"Upon entering the fifth year of the war, the faces of the people on the street look washed out, staring at the pavement, hardly looking up and certainly not smiling". Thus begins Eli Shai's essay, entitled "Still under siege" in this week's In Jerusalem - the Friday supplement to the Jerusalem Post in the 02 region. I will have to make a note to myself to spend more time in front of the mirror before venturing out and to try to look a bit more cheerful when I do.

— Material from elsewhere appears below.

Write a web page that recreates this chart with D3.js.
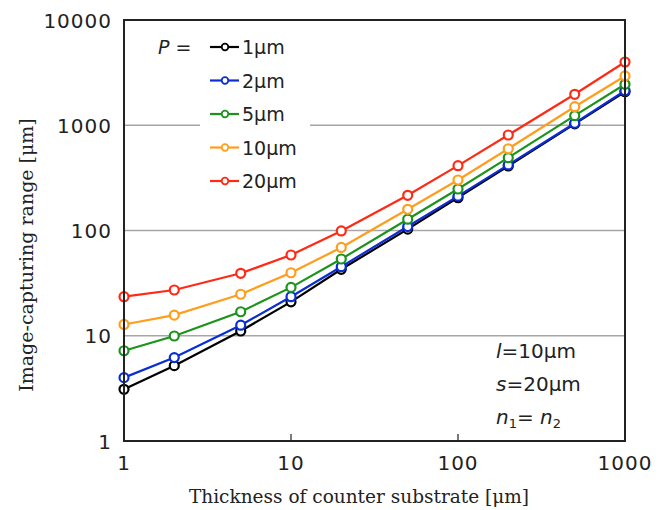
<!DOCTYPE html>
<html>
<head>
<meta charset="utf-8">
<script src="https://cdn.jsdelivr.net/npm/d3@7"></script>
<style>
  body { margin: 0; background: #fff; }
  svg { display: block; }
</style>
</head>
<body>
<div id="chart"></div>
<script>
// thickness of counter substrate (um)
const thickness = [1, 2, 5, 10, 20, 50, 100, 200, 500, 1000];

const pitchLabels = ["1μm", "2μm", "5μm", "10μm", "20μm"];
const colors = ["#000000", "#0a2ed2", "#1c931c", "#ff9d1c", "#ff2a14"];

const p1 = [3.1, 5.2, 11.1, 21, 42.8, 103, 205, 410, 1030, 2080];
const p2 = [4.0, 6.2, 12.6, 23.5, 45.3, 109, 212, 420, 1045, 2130];
const p5 = [7.2, 9.95, 16.9, 28.8, 53.6, 128, 248, 492, 1233, 2450];
const p10 = [12.8, 15.7, 24.8, 39.7, 69, 159, 302, 598, 1500, 2940];
const p20 = [23.5, 27.2, 39.2, 58.5, 99, 216, 413, 808, 1968, 3990];
const seriesValues = [p1, p2, p5, p10, p20];

const xTicks = [1, 10, 100, 1000];
const yTicks = [1, 10, 100, 1000, 10000];

const W = 668, H = 510;
const margin = {left: 124, right: 43, top: 20, bottom: 69};

const svg = d3.select("#chart").append("svg")
    .attr("width", W).attr("height", H);

const x = d3.scaleLog().domain([1, 1000]).range([margin.left, W - margin.right]);
const y = d3.scaleLog().domain([1, 10000]).range([H - margin.bottom, margin.top]);

const tickFont = "'DejaVu Sans', Verdana, sans-serif";
const titleFont = "'DejaVu Serif', 'Liberation Serif', serif";

// gridlines
svg.append("g").selectAll("line")
    .data(yTicks.slice(1, -1))
    .join("line")
    .attr("x1", x(1)).attr("x2", x(1000))
    .attr("y1", d => y(d)).attr("y2", d => y(d))
    .attr("stroke", "#a6a6a6").attr("stroke-width", 1.5);

// x axis ticks (inward)
svg.append("g").selectAll("line")
    .data([10, 100])
    .join("line")
    .attr("x1", d => x(d)).attr("x2", d => x(d))
    .attr("y1", y(1)).attr("y2", y(1) - 7)
    .attr("stroke", "#222").attr("stroke-width", 1.2);

// tick labels
svg.append("g").selectAll("text")
    .data(xTicks)
    .join("text")
    .attr("x", d => x(d)).attr("y", 470)
    .attr("text-anchor", "middle")
    .style("font-family", tickFont).style("font-size", "20px")
    .style("letter-spacing", "1px")
    .attr("fill", "#222")
    .text(d => d);

svg.append("g").selectAll("text")
    .data(yTicks)
    .join("text")
    .attr("x", 112).attr("y", d => y(d) + 7.5)
    .attr("text-anchor", "end")
    .style("font-family", tickFont).style("font-size", "20px")
    .style("letter-spacing", "1px")
    .attr("fill", "#222")
    .text(d => d);

// axis titles
svg.append("text")
    .attr("x", 359).attr("y", 503)
    .attr("text-anchor", "middle")
    .style("font-family", titleFont).style("font-size", "18.5px")
    .attr("fill", "#222")
    .text("Thickness of counter substrate [μm]");

svg.append("text")
    .attr("transform", "translate(33,255) rotate(-90)")
    .attr("text-anchor", "middle")
    .style("font-family", titleFont).style("font-size", "19px")
    .attr("fill", "#222")
    .text("Image-capturing range [μm]");

// legend background hides the gridline
svg.append("rect")
    .attr("x", 200).attr("y", 30).attr("width", 110).attr("height", 168)
    .attr("fill", "#fff");

// series
const line = d3.line()
    .x((d, i) => x(thickness[i]))
    .y(d => y(d));

seriesValues.forEach((vals, k) => {
    const g = svg.append("g");
    g.append("path")
        .attr("d", line(vals))
        .attr("fill", "none")
        .attr("stroke", colors[k]).attr("stroke-width", 2.2);
    g.selectAll("circle")
        .data(vals)
        .join("circle")
        .attr("cx", (d, i) => x(thickness[i]))
        .attr("cy", d => y(d))
        .attr("r", 4.5)
        .attr("fill", "#fff")
        .attr("stroke", colors[k]).attr("stroke-width", 2.2);
});

// frame
svg.append("rect")
    .attr("x", x(1)).attr("y", y(10000))
    .attr("width", x(1000) - x(1)).attr("height", y(1) - y(10000))
    .attr("fill", "none").attr("stroke", "#222").attr("stroke-width", 2);

// legend
const legend = svg.append("g");
const legY = d3.scaleLinear().domain([0, 4]).range([47, 181]);

legend.append("text")
    .attr("x", 158).attr("y", legY(0) + 7)
    .style("font-family", tickFont).style("font-size", "19px")
    .attr("fill", "#222")
    .html("<tspan font-style='italic'>P</tspan> =");

pitchLabels.forEach((lab, k) => {
    const yy = legY(k);
    legend.append("line")
        .attr("x1", 210).attr("x2", 239).attr("y1", yy).attr("y2", yy)
        .attr("stroke", colors[k]).attr("stroke-width", 2.2);
    legend.append("circle")
        .attr("cx", 225).attr("cy", yy).attr("r", 3.3)
        .attr("fill", "#fff").attr("stroke", colors[k]).attr("stroke-width", 1.8);
    legend.append("text")
        .attr("x", 242).attr("y", yy + 7)
        .style("font-family", tickFont).style("font-size", "19px")
        .attr("fill", "#222")
        .text(lab);
});

// parameter note
const note = svg.append("g")
    .style("font-family", tickFont).style("font-size", "20px")
    .attr("fill", "#222");
note.append("text").attr("x", 496).attr("y", 358)
    .html("<tspan font-style='italic'>l</tspan>=10μm");
note.append("text").attr("x", 496).attr("y", 391)
    .html("<tspan font-style='italic'>s</tspan>=20μm");
note.append("text").attr("x", 496).attr("y", 424)
    .html("<tspan font-style='italic'>n</tspan><tspan font-size='13px' dy='4'>1</tspan><tspan dy='-4'>= </tspan><tspan font-style='italic'>n</tspan><tspan font-size='13px' dy='4'>2</tspan>");
</script>
</body>
</html>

This is a description which would certainly fit pasty faced London commuters on a rainy day (i.e. any day) but doesn't strike me as the Jerusalem with which I'm familiar but Shai's "old Jerusalem acquaintance" confirms that in other cities people's faces are "a little less grave, because here, everyone is in constant mourning".
Shai clearly knows a different Jerusalem to me - one where the downtown triangle includes Cafe Moment in the German Colony (sic), where a foreshortened Emek Refaim which attempts to ape Sheinkin (as if Sheinkin itself was not trying to emulate various European "Bohemian" streets) and where the Malha Mall that was "parachuted in from an Azrieli Towers marketing vision" (Malcha was opened several years before Azrieli).

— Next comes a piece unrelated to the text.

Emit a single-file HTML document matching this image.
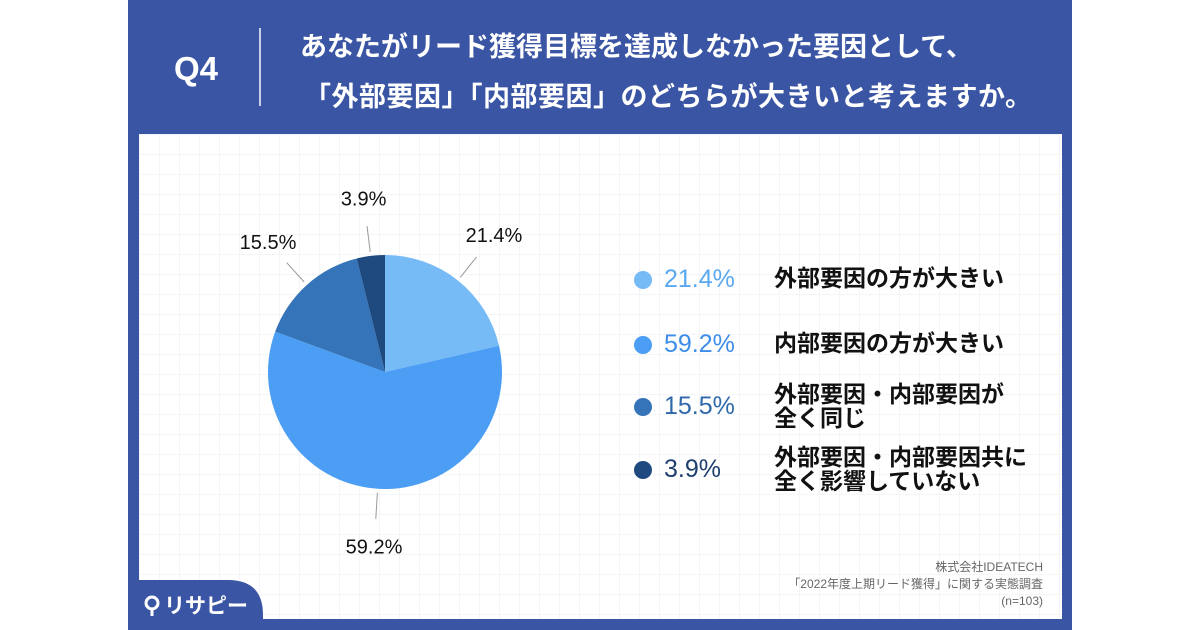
<!DOCTYPE html>
<html><head><meta charset="utf-8">
<style>
body{margin:0;width:1200px;height:630px;background:#fff;overflow:hidden;font-family:"Liberation Sans","Noto Sans CJK JP",sans-serif;}
#panel{position:absolute;left:128px;top:0;width:944px;height:630px;background:#3a55a3;}
#card{position:absolute;left:139px;top:134px;width:923px;height:485px;background:#fff;
background-image:linear-gradient(#f3f5f9 1px,transparent 1px),linear-gradient(90deg,#f3f5f9 1px,transparent 1px);background-size:20px 20px;}
.t{position:absolute;white-space:nowrap;}
</style></head><body>
<div id="panel"></div>
<div id="card"></div>
<div class="t" style="left:174px;top:50px;color:#fff;font-size:33px;font-weight:bold;">Q4</div>
<div style="position:absolute;left:259px;top:28px;width:2px;height:78px;background:#c8d0e8;"></div>
<div class="t" style="left:300px;top:22px;color:#fff;font-size:27px;font-weight:bold;line-height:50px;">
<div style="padding-left:0px">あなたがリード獲得目標を達成しなかった要因として、</div>
<div style="margin-left:4px;letter-spacing:0.5px">「外部要因」「内部要因」のどちらが大きいと考えますか。</div></div>
<svg style="position:absolute;left:0;top:0" width="1200" height="630">
<path d="M128 580 H228 Q263 580 263 615 V630 H128 Z" fill="#3a55a3"/>
<circle cx="152" cy="603" r="6" fill="none" stroke="#fff" stroke-width="3"/>
<line x1="152" y1="609" x2="152" y2="616" stroke="#fff" stroke-width="3"/>
</svg>
<div class="t" style="left:164px;top:590px;color:#fff;font-size:21px;font-weight:bold;">リサピー</div>
<div class="t" style="right:157px;top:559px;color:#666;font-size:12px;text-align:right;line-height:17px;">株式会社IDEATECH<br>「2022年度上期リード獲得」に関する実態調査<br>(n=103)</div>
<svg id="pie" style="position:absolute;left:0;top:0" width="1200" height="630"></svg>
<div id="legend"></div>
<script>
const categories=["外部要因の方が大きい","内部要因の方が大きい","外部要因・内部要因が<br>全く同じ","外部要因・内部要因共に<br>全く影響していない"];
const values=[21.4,59.2,15.5,3.9];
const colors=["#76baf6","#4b9ef3","#3574b9","#1f4a80"];
const pctColors=["#5aa8f0","#3d8ee8","#2f68ab","#1f3f70"];
const cx=385,cy=372,R=117;
const svg=document.getElementById('pie');
const NS="http://www.w3.org/2000/svg";
const total=values.reduce((a,b)=>a+b,0);
function pt(a,r){return [cx+r*Math.sin(a),cy-r*Math.cos(a)];}
let acc=0;
values.forEach((v,i)=>{
 const a0=acc/total*2*Math.PI; acc+=v; const a1=acc/total*2*Math.PI;
 const p0=pt(a0,R),p1=pt(a1,R);
 const path=document.createElementNS(NS,'path');
 path.setAttribute('d',`M${cx} ${cy} L${p0[0]} ${p0[1]} A${R} ${R} 0 ${a1-a0>Math.PI?1:0} 1 ${p1[0]} ${p1[1]} Z`);
 path.setAttribute('fill',colors[i]);
 
 
 svg.appendChild(path);
 const am=(a0+a1)/2; const l0=pt(am,R+4),l1=pt(am,R+30),lt=pt(am,R+58);
 const ln=document.createElementNS(NS,'line');
 ln.setAttribute('x1',l0[0]);ln.setAttribute('y1',l0[1]);ln.setAttribute('x2',l1[0]);ln.setAttribute('y2',l1[1]);
 ln.setAttribute('stroke','#999');ln.setAttribute('stroke-width','1');
 
 
 svg.appendChild(ln);
 const tx=document.createElementNS(NS,'text');
 tx.setAttribute('x',lt[0]);tx.setAttribute('y',lt[1]+7);tx.setAttribute('text-anchor','middle');
 tx.setAttribute('font-size','20');tx.setAttribute('fill','#111');
 tx.textContent=v.toFixed(1)+'%';
 
 
 svg.appendChild(tx);
});
const rows=[280,345,407,470];
const lg=document.getElementById('legend');
values.forEach((v,i)=>{
 const d=document.createElement('div');
 d.style.cssText=`position:absolute;left:634px;top:${rows[i]-9}px;width:18px;height:18px;border-radius:50%;background:${colors[i]};`;
 
 
 lg.appendChild(d);
 const p=document.createElement('div');
 p.className='t';
 p.style.cssText=`left:664px;top:${rows[i]-15}px;font-size:25px;color:${pctColors[i]};`;
 p.textContent=v.toFixed(1)+'%';
 
 
 lg.appendChild(p);
 const l=document.createElement('div');
 l.className='t';
 const two=categories[i].includes('<br>');
 l.style.cssText=`left:774px;top:${rows[i]-(two?25:14)}px;font-size:23px;font-weight:bold;color:#111;line-height:24px;`;
 l.innerHTML=categories[i];
 
 
 lg.appendChild(l);
});
</script>
</body></html>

But perhaps I have not noticed any of these things whilst going out for a "pathetic attempt to breathe". Fortunately I choose to walk everywhere - otherwise I would fall prey to an Egged that provides employment only for immigrants with whom Shai feels strangely uncomfortable. The bus stops don't have electronic devices detailing the arrival of the next bus - I hadn't noticed them in Tel Aviv either and certainly they are only a relatively recent development at main stops in my native London. Perhaps Egged has other concerns that it can better invest its money in?
I am pleased to know that the reason why I have not been part of a protest against the "raw, daily suffering o f life" is because "the city represses its victims.......as part of a routine of adjusting to the ongoing misery of life".

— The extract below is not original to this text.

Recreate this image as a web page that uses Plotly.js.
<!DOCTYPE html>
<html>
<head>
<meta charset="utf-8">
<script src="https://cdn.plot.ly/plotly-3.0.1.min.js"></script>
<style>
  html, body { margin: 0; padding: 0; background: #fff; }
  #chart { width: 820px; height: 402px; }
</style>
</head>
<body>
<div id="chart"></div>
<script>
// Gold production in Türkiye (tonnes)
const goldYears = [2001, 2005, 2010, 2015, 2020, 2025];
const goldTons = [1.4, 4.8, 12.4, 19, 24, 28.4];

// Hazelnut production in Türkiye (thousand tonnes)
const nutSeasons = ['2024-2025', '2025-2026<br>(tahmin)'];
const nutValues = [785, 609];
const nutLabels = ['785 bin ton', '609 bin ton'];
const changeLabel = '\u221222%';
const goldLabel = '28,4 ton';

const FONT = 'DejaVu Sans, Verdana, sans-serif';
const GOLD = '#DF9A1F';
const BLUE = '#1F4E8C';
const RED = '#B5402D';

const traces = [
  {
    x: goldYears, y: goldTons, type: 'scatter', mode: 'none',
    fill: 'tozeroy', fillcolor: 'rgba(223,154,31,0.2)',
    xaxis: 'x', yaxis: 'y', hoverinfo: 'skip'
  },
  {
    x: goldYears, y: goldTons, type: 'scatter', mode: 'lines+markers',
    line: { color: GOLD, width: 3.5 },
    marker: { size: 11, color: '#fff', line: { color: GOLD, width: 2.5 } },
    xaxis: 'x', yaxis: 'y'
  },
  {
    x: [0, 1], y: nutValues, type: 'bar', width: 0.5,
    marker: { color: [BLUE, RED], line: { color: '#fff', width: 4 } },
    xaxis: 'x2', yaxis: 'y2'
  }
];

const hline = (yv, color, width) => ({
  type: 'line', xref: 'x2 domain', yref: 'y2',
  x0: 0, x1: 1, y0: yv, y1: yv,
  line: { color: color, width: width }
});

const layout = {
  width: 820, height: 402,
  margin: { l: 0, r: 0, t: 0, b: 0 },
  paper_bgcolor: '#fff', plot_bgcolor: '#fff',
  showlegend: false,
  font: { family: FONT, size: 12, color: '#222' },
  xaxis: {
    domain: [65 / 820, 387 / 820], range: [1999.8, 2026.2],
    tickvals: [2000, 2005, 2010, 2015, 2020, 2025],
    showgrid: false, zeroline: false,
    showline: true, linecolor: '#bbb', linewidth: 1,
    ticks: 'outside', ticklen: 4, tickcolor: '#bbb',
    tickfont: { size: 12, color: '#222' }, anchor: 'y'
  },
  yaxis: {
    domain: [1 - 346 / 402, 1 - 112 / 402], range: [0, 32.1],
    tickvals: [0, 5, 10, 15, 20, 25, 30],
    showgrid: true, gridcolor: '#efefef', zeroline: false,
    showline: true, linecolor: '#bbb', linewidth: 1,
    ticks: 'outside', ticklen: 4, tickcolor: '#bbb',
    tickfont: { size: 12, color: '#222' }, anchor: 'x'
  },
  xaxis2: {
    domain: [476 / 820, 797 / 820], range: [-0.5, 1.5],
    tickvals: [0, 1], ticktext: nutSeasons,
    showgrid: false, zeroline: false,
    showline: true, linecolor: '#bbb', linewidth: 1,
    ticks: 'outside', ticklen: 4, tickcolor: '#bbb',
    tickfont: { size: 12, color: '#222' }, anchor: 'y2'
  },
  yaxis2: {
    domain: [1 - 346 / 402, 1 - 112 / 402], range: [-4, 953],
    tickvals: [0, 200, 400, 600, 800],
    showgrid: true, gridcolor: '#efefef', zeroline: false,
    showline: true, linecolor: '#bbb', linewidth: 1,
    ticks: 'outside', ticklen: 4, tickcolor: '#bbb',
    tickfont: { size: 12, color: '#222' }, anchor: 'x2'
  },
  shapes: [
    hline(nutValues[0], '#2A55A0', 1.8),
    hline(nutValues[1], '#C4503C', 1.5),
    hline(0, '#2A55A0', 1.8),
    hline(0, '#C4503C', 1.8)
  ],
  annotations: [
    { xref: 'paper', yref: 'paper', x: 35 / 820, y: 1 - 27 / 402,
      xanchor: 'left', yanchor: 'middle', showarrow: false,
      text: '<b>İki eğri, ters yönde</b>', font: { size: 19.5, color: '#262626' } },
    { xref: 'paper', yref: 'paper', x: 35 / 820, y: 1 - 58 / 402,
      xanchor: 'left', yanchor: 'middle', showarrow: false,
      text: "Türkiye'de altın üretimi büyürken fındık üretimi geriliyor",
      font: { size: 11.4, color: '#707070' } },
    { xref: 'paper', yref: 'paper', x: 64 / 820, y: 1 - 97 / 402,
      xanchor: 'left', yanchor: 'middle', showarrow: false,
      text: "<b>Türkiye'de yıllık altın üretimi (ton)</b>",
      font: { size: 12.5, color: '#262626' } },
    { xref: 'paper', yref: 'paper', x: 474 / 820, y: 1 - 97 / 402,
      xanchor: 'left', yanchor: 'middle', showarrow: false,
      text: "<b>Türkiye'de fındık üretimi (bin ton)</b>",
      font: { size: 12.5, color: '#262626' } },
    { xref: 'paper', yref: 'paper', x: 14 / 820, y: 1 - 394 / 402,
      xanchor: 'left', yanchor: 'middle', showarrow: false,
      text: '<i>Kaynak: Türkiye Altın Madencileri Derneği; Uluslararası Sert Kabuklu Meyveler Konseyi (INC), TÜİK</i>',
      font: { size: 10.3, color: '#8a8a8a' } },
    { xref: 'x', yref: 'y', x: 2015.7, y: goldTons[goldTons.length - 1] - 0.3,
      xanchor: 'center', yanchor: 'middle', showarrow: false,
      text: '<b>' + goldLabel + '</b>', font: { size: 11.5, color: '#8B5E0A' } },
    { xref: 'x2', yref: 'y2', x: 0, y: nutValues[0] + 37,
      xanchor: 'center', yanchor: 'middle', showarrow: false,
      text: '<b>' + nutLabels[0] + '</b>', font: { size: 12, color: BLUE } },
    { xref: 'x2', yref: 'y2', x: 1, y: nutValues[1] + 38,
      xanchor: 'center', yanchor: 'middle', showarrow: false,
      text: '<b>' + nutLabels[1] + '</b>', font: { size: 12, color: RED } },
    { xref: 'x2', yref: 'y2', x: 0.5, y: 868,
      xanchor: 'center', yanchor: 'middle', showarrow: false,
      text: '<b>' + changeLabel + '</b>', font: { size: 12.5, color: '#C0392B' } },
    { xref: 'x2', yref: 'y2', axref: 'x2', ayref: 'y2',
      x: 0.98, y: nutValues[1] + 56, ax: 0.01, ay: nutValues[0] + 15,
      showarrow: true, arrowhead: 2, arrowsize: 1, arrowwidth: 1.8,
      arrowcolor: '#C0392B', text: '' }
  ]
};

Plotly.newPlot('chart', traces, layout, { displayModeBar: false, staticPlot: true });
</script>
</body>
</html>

Tourism, which according to the article on the following page is now once again, if not booming, then certainly filling the local hotels apparently "looks like a requiem of pilgrims reciting the Book of Lamentations". Hardly surprising really as what could a tourist possibly want to do in a city with "no options for cultural recreation or relaxation".
I found Shai's article to be offensive in the extreme. His broad generalisations about the standard of living of Jerusalem residents certainly don't tally with anyone with whom I come into contact. Rather, it appears to be some sort of fictionalised account drawing heavily on CNN's portrayal of the conflict with a healthy dose of 1984-style depression for effect. Certainly the intifada has had its effect. There are parts of the city which have suffered, particularly Ben Yehuda street, but at the same time other areas have flourished; the Mamila area is full of new and funky nightspots, people queue for seating at the trendy cafes on Emek Refaim and Derech Beit Lechem and the clubs in the Talpiot Industrial Zone do great business.
In general, people continue their daily routine, albeit with slightly more thought than might once have been the case - they certainly don't undergo the miserable existence suggested by this missleading article which, if printed in a foreign newspaper would cause an outcry over the bias of the press. It does a huge disservice to the city and has no place in a reputable newpaper.